(SHORT EXERCISE)
Return the records from the first line through the line containing "Chart.register(...registerables);", and leave out the pictures.
** START MATERIAL PROVIDED **
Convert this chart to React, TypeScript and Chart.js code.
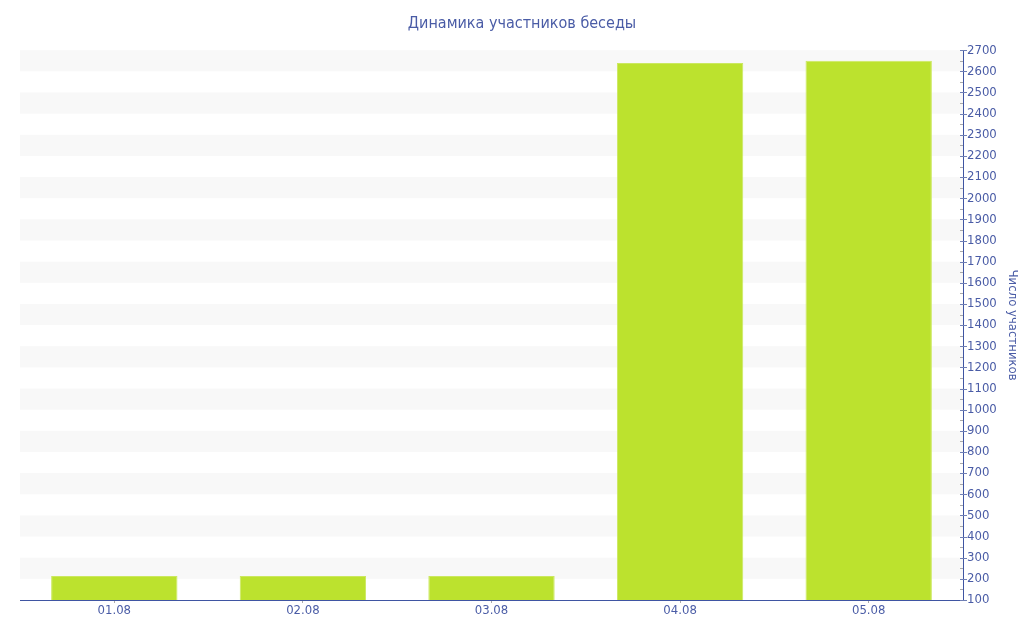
import { useEffect, useRef } from "react";
import { Chart, registerables } from "chart.js";

Chart.register(...registerables);

const days = ["01.08", "02.08", "03.08", "04.08", "05.08"];
const members = [213, 213, 213, 2640, 2650];
const yMin = 100;
const yMax = 2700;
const yStep = 100;
const minorStep = 50;

const blue = "#3f55a2";
const textBlue = "#4a5ca6";
const font = "'DejaVu Sans Condensed', 'DejaVu Sans', Verdana, sans-serif";

export default function App() {
  const ref = useRef<HTMLCanvasElement | null>(null);

  useEffect(() => {
    if (!ref.current) return;

    // светлые полосы фона через одну
    const stripes = {
      id: "stripes",
      beforeDatasetsDraw: (c: Chart) => {
        const { ctx, chartArea } = c;
        const y = c.scales.y;
        ctx.save();
        ctx.fillStyle = "#f8f8f8";
        for (let v = yMin + yStep; v < yMax; v += yStep * 2) {
          const top = y.getPixelForValue(v + yStep);
          const bot = y.getPixelForValue(v);
          ctx.fillRect(chartArea.left, top, chartArea.right - chartArea.left, bot - top);
        }
        ctx.restore();
      },
    };

    // основные и промежуточные засечки правой оси
    const yTicks = {
      id: "y-ticks",
      afterDraw: (c: Chart) => {
        const { ctx } = c;
        const y = c.scales.y;
        const x = y.left;
        ctx.save();
        ctx.lineWidth = 1;
        for (let v = yMin; v <= yMax; v += minorStep) {
          const p = Math.round(y.getPixelForValue(v)) + 0.5;
          const major = v % yStep === 0;
          ctx.strokeStyle = major ? "#6f7fb5" : "#aaaaaa";
          ctx.beginPath();
          ctx.moveTo(x - 3, p);
          ctx.lineTo(major ? x + 4 : x, p);
          ctx.stroke();
        }
        ctx.restore();
      },
    };

    const chart = new Chart(ref.current, {
      type: "bar",
      data: {
        labels: days,
        datasets: [
          {
            data: members,
            backgroundColor: "#bce22e",
            borderColor: "#cbe85f",
            borderWidth: 1,
            categoryPercentage: 1,
            barPercentage: 0.67,
          },
        ],
      },
      options: {
        animation: false,
        responsive: true,
        maintainAspectRatio: false,
        layout: { padding: { left: 20, right: 0, top: 0, bottom: 0 } },
        plugins: {
          legend: { display: false },
          tooltip: { enabled: false },
          title: {
            display: true,
            text: "Динамика участников беседы",
            color: textBlue,
            font: { family: font, size: 16, weight: "normal" },
            padding: { top: 14, bottom: 17 },
          },
        },
        scales: {
          x: {
            grid: {
              display: true,
              drawOnChartArea: false,
              offset: false,
              tickLength: 3,
              tickColor: "#aaaaaa",
            },
            border: { display: true, color: blue, width: 1 },
            ticks: { color: textBlue, font: { family: font, size: 13 }, padding: 0 },
            afterFit: (s: any) => {
              s.height = 40;
            },
          },
          y: {
            position: "right",
            min: yMin,
            max: yMax,
            grid: {
              display: true,
              drawOnChartArea: false,
              tickLength: 4,
              tickColor: "transparent",
            },
            border: { display: true, color: blue, width: 1 },
            ticks: {
              stepSize: yStep,
              color: textBlue,
              font: { family: font, size: 13 },
              padding: 0,
              callback: (v: any) => String(v),
            },
            title: {
              display: true,
              text: "Число участников",
              color: textBlue,
              font: { family: font, size: 13 },
            },
            afterFit: (s: any) => {
              s.width = 61;
            },
          },
        },
      },
      plugins: [stripes, yTicks],
    });

    return () => chart.destroy();
  }, []);

  return (
    <div style={{ position: "fixed", left: 0, top: 0, width: 1024, height: 640, background: "#fff" }}>
      <canvas ref={ref} />
    </div>
  );
}
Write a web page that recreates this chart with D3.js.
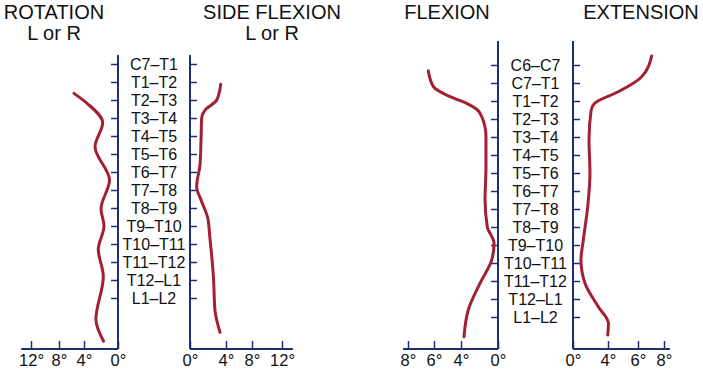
<!DOCTYPE html>
<html>
<head>
<meta charset="utf-8">
<script src="https://cdn.jsdelivr.net/npm/d3@7"></script>
<style>
  html, body { margin: 0; padding: 0; background: #fff; }
  svg { display: block; font-family: "Liberation Sans", Arial, Helvetica, sans-serif; }
</style>
</head>
<body>
<svg id="chart" width="703" height="370"></svg>
<script>
// ---------- DATA ----------
const levelsLeft = ["C7–T1","T1–T2","T2–T3","T3–T4","T4–T5","T5–T6","T6–T7","T7–T8","T8–T9","T9–T10","T10–T11","T11–T12","T12–L1","L1–L2"];
const levelsRight = ["C6–C7","C7–T1","T1–T2","T2–T3","T3–T4","T4–T5","T5–T6","T6–T7","T7–T8","T8–T9","T9–T10","T10–T11","T11–T12","T12–L1","L1–L2"];

const ticksLeftPanel = [0, 4, 8, 12];
const ticksRightPanel = [0, 4, 6, 8];
const tickLabelsLeftPanel = ["0°", "4°", "8°", "12°"];
const tickLabelsRightPanel = ["0°", "4°", "6°", "8°"];

// [level position (0 = first level label), degrees]
const rotation = [[1.63,5.6],[2.2,3.6],[3.25,1.8],[4.6,2.7],[6.45,1.0],[8.05,2.0],[9.0,1.65],[10.3,2.32],[11.8,1.73],[14.2,2.6],[15.4,1.7]];
const sideFlexion = [[1.13,3.41],[2.0,2.97],[2.56,1.67],[3.0,1.3],[4.3,1.22],[5.6,1.11],[6.8,0.74],[7.65,1.3],[8.55,1.97],[9.6,2.2],[11.8,2.6],[13.7,2.78],[14.9,3.33]];
const flexion = [[0.32,6.44],[1.2,6.05],[1.76,4.81],[2.13,3.39],[2.46,2.3],[2.87,1.76],[3.43,1.41],[3.98,1.3],[5.65,1.3],[7.5,1.4],[8.98,1.16],[9.9,0.43],[10.83,0.68],[12.13,1.95],[13.6,3.21],[15.1,3.68]];
const extension = [[-0.5,7.05],[0.65,6.28],[1.57,4.47],[1.99,2.9],[2.17,2.4],[2.55,2.06],[4.17,1.83],[6.02,1.94],[7.87,1.68],[9.72,1.18],[10.83,0.91],[12.13,1.37],[13.43,2.89],[14.35,4.03],[15.0,3.97]];

// ---------- LAYOUT ----------
const navy = "#1f2d74";
const red = "#a31f33";
const svg = d3.select("#chart");
svg.append("rect").attr("width", 703).attr("height", 370).attr("fill", "#fff");

const baseY = 349;

function panel(cfg) {
  const g = svg.append("g");
  const y = d3.scaleLinear().domain([0, cfg.levels.length - 1]).range(cfg.yRange);
  const xL = d3.scaleLinear().domain(cfg.ticks).range(cfg.xLeftRange);
  const xR = d3.scaleLinear().domain(cfg.ticks).range(cfg.xRightRange);
  const axL = xL(0), axR = xR(0);

  // vertical axes
  g.append("line").attr("x1", axL).attr("x2", axL).attr("y1", y(cfg.topIdx)).attr("y2", baseY)
    .attr("stroke", navy).attr("stroke-width", 2);
  g.append("line").attr("x1", axR).attr("x2", axR).attr("y1", y(cfg.topIdx)).attr("y2", baseY)
    .attr("stroke", navy).attr("stroke-width", 2);

  // level ticks
  const idx = d3.range(cfg.levels.length);
  const la = g.append("g").attr("transform", `translate(${axL},0)`).attr("color", navy)
    .call(d3.axisLeft(y).tickValues(idx).tickSize(7).tickFormat(""));
  la.select(".domain").remove();
  la.selectAll("line").attr("stroke-width", 1.5);
  const ra = g.append("g").attr("transform", `translate(${axR},0)`).attr("color", navy)
    .call(d3.axisRight(y).tickValues(idx).tickSize(7).tickFormat(""));
  ra.select(".domain").remove();
  ra.selectAll("line").attr("stroke-width", 1.5);

  // level labels
  g.selectAll("text.lvl").data(cfg.levels).join("text").attr("class", "lvl")
    .attr("x", (axL + axR) / 2).attr("y", (d, i) => y(i)).attr("dy", "0.36em")
    .attr("text-anchor", "middle").attr("font-size", 16).attr("fill", "#111")
    .text(d => d);

  // bottom axes
  [[xL, cfg.extL], [xR, cfg.extR]].forEach(([x, ext]) => {
    g.append("line").attr("x1", x(0)).attr("x2", x(ext)).attr("y1", baseY).attr("y2", baseY)
      .attr("stroke", navy).attr("stroke-width", 2);
    const ba = g.append("g").attr("transform", `translate(0,${baseY})`).attr("color", navy)
      .call(d3.axisBottom(x).tickValues(cfg.ticks).tickSize(-8).tickPadding(5)
        .tickFormat((d, i) => cfg.tickLabels[i]));
    ba.select(".domain").remove();
    ba.selectAll("line").attr("stroke-width", 1.5);
    ba.selectAll("text").attr("fill", "#111").attr("font-size", 16.5)
      .attr("font-family", "Liberation Sans, Arial, sans-serif");
  });

  // curves
  const lineL = d3.line().x(d => xL(d[1])).y(d => y(d[0])).curve(d3.curveMonotoneY);
  const lineR = d3.line().x(d => xR(d[1])).y(d => y(d[0])).curve(d3.curveMonotoneY);
  g.append("path").attr("d", lineL(cfg.leftData)).attr("fill", "none")
    .attr("stroke", red).attr("stroke-width", 3).attr("stroke-linecap", "round");
  g.append("path").attr("d", lineR(cfg.rightData)).attr("fill", "none")
    .attr("stroke", red).attr("stroke-width", 3).attr("stroke-linecap", "round");

  // titles
  cfg.titles.forEach(t => {
    t.lines.forEach((s, i) => {
      g.append("text").attr("x", t.x).attr("y", 18.5 + i * 21.5).attr("text-anchor", "middle")
        .attr("font-size", 20).attr("fill", "#111").text(s);
    });
  });
}

panel({
  levels: levelsLeft,
  yRange: [64, 298],
  topIdx: -0.5,
  ticks: ticksLeftPanel,
  tickLabels: tickLabelsLeftPanel,
  xLeftRange: [118, 84, 59, 31],
  xRightRange: [190, 226, 252, 282],
  extL: 13.4, extR: 13.45,
  leftData: rotation,
  rightData: sideFlexion,
  titles: [{x: 54, lines: ["ROTATION", "L or R"]}, {x: 272, lines: ["SIDE FLEXION", "L or R"]}]
});

panel({
  levels: levelsRight,
  yRange: [65, 317],
  topIdx: -1.33,
  ticks: ticksRightPanel,
  tickLabels: tickLabelsRightPanel,
  xLeftRange: [498, 461, 434, 408],
  xRightRange: [573, 608, 638, 664],
  extL: 8.38, extR: 8.46,
  leftData: flexion,
  rightData: extension,
  titles: [{x: 447, lines: ["FLEXION"]}, {x: 641, lines: ["EXTENSION"]}]
});
</script>
</body>
</html>
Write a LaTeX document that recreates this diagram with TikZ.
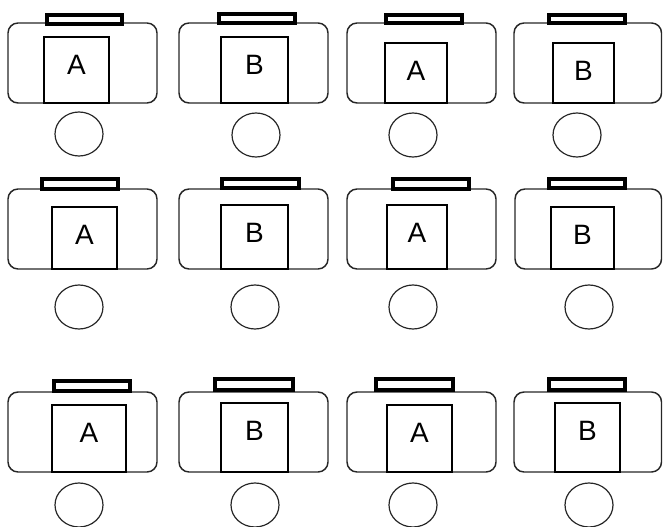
\documentclass[tikz,border=0pt]{standalone}
\usepackage{fontspec}
\setmainfont{Liberation Sans}
\usetikzlibrary{shapes.geometric}
\tikzset{
  desk/.style={draw=black!85, line width=1.1pt, rounded corners=7.5pt},
  topbar/.style={draw=black, line width=3pt, fill=white},
  paper/.style={draw=black, line width=1.1pt, fill=white},
  seat/.style={draw=black!85, line width=0.9pt, ellipse, minimum width=36pt, minimum height=33pt, inner sep=0pt},
  lbl/.style={font=\fontsize{21}{24}\selectfont, inner sep=0pt}
}
\begin{document}
\begin{tikzpicture}[x=0.75pt,y=-0.75pt]
\useasboundingbox (0,0) rectangle (663,527);
% ---------- row 1 ----------
\draw[desk] (8,23) rectangle (157,103);
\draw[paper] (44,37) rectangle (109,103);
\node[lbl] (p11) at (76.5,64.5) {A};
\draw[topbar] (47,15) rectangle (122,24);
\node[seat] (s11) at (79,134) {};

\draw[desk] (179,23) rectangle (328,103);
\draw[paper] (221,37) rectangle (288,103);
\node[lbl] (p12) at (254.5,64.5) {B};
\draw[topbar] (219,14) rectangle (295,23);
\node[seat] (s12) at (256,135) {};

\draw[desk] (347,23) rectangle (496,103);
\draw[paper] (385,43) rectangle (447,103);
\node[lbl] (p13) at (416,70.5) {A};
\draw[topbar] (386,15) rectangle (462,23);
\node[seat] (s13) at (413,135) {};

\draw[desk] (514,23) rectangle (661.5,103);
\draw[paper] (553,43) rectangle (614,103);
\node[lbl] (p14) at (583.5,70.5) {B};
\draw[topbar] (549,15) rectangle (625,23);
\node[seat] (s14) at (577,135) {};

% ---------- row 2 ----------
\draw[desk] (8,189) rectangle (157,269);
\draw[paper] (52,207) rectangle (117,269);
\node[lbl] (p21) at (84.5,234.5) {A};
\draw[topbar] (42,179) rectangle (118,189);
\node[seat] (s21) at (79,307) {};

\draw[desk] (179,189) rectangle (328,269);
\draw[paper] (221,205) rectangle (288,269);
\node[lbl] (p22) at (254.5,232.5) {B};
\draw[topbar] (222,179) rectangle (299,188);
\node[seat] (s22) at (255,307) {};

\draw[desk] (347,189) rectangle (496,269);
\draw[paper] (387,205) rectangle (447,269);
\node[lbl] (p23) at (417,232.5) {A};
\draw[topbar] (393,179) rectangle (469,189);
\node[seat] (s23) at (413,307) {};

\draw[desk] (515,189) rectangle (661.5,269);
\draw[paper] (551,207) rectangle (614,269);
\node[lbl] (p24) at (582.5,234.5) {B};
\draw[topbar] (549,179) rectangle (625,188);
\node[seat] (s24) at (589,307) {};

% ---------- row 3 ----------
\draw[desk] (8,392) rectangle (157,472);
\draw[paper] (52,405) rectangle (126,472);
\node[lbl] (p31) at (89,432.5) {A};
\draw[topbar] (54,381) rectangle (130,391);
\node[seat] (s31) at (79,505) {};

\draw[desk] (179,392) rectangle (328,472);
\draw[paper] (221,403) rectangle (288,472);
\node[lbl] (p32) at (254.5,430.5) {B};
\draw[topbar] (215,379) rectangle (293,390);
\node[seat] (s32) at (255,505) {};

\draw[desk] (347,392) rectangle (496,472);
\draw[paper] (387,405) rectangle (452,472);
\node[lbl] (p33) at (419.5,432.5) {A};
\draw[topbar] (376,379) rectangle (453,390);
\node[seat] (s33) at (413,505) {};

\draw[desk] (514,392) rectangle (661.5,472);
\draw[paper] (555,403) rectangle (620,472);
\node[lbl] (p34) at (587.5,430.5) {B};
\draw[topbar] (549,379) rectangle (625,390);
\node[seat] (s34) at (589,505) {};
\end{tikzpicture}
\end{document}
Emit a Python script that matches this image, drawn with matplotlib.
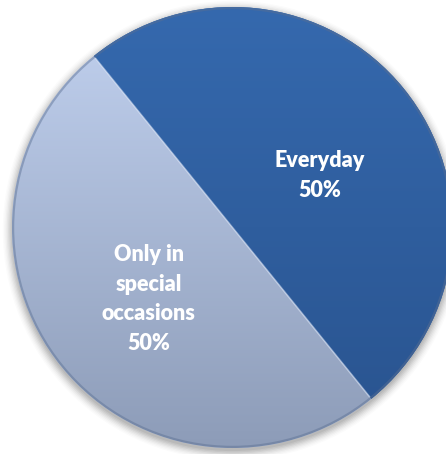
** END MATERIAL PROVIDED **
(SOLUTION TO THIS TASK)
Convert this chart to React, TypeScript and Chart.js code.
import { useEffect, useRef } from "react";
import { Chart, registerables } from "chart.js";

Chart.register(...registerables);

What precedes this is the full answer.